WeWon'tWork?
Wow. The once high flying unicorn is warning that it may not survive. The company never lived up to the hype...and the Covid-19 pandemic changed the way white collar Americans do their jobs.
Much has been written and shown about the collapse of WeWork. There was a great book co-authored by my former CNN colleague Maureen Farrell as well as an Apple TV+ series with Jared Leto and Anne Hathaway as Adam and Rebekah Neumann…not to mention a Hulu documentary as well. Still, it is stunning to see just how much worse things have gotten for WeWork.
WeWork’s latest “earnings” report really demonstrates just how much of a financial disaster it has become.

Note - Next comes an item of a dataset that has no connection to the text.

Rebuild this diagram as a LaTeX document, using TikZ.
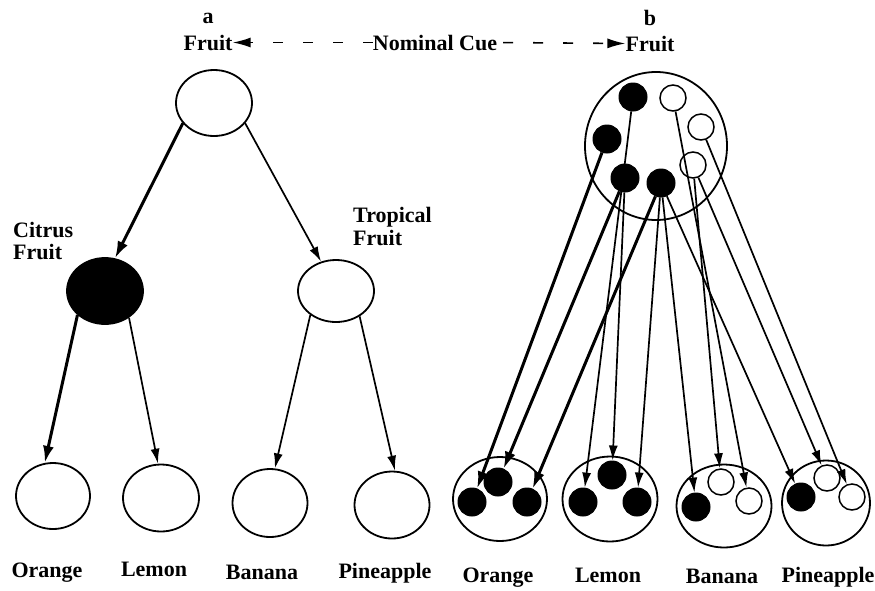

Put aside the wackiness of the Neumanns and the fact that they somehow convinced/duped investors into thinking that the company could be worth as much as $47 billion at one point. What is really mindboggling is that WeWork, which had to shelve plans for a traditional IPO and then went public in late 2021 through a blank check SPAC merger, (talk about another once hot Wall Street trend turned financial disaster) is now worth only a little more than $100 million.
WeWork said in Tuesday’s second quarter results that not only is it continuing to bleed red ink (it reported a net loss of nearly $400 million) but that “substantial doubt exists about the Company’s ability to continue as a going concern” due to its high debt load and continued member churn.
The biggest problem that WeWork faces (which nobody saw coming back in the glory startups days before the pandemic) is that the future of the office is highly uncertain. Commercial real estate owners in numerous big cities are grappling with how to fill tons of vacant square footage now that many white collar workers have discovered that they can do their work remotely several days a week…if they even ever need to go into the office at all.
Sure, there are some hardliners like Elon Musk out there who demand that people return to the office instead of working from home. But many Americans who primarily do their job with a laptop and smartphone are calling Musk’s bluff. Plenty of other companies are still willing to let talented people work from wherever they want, at least part of the time.
That’s why WeWork is now a stock that trades for just about 14 CENTS a share. WeWork plunged 35% Wednesday on the going concern news. Yes, you can blame a lot of WeWork’s financial woes on the new age goofiness of Adam Neumann. But the biggest problem for WeWork is that we don’t work the same way as we did before Covid-19. And we may never will. Companies don’t need to rent pricey co-working spaces when people are content to stay in their home office and Zoom the day away.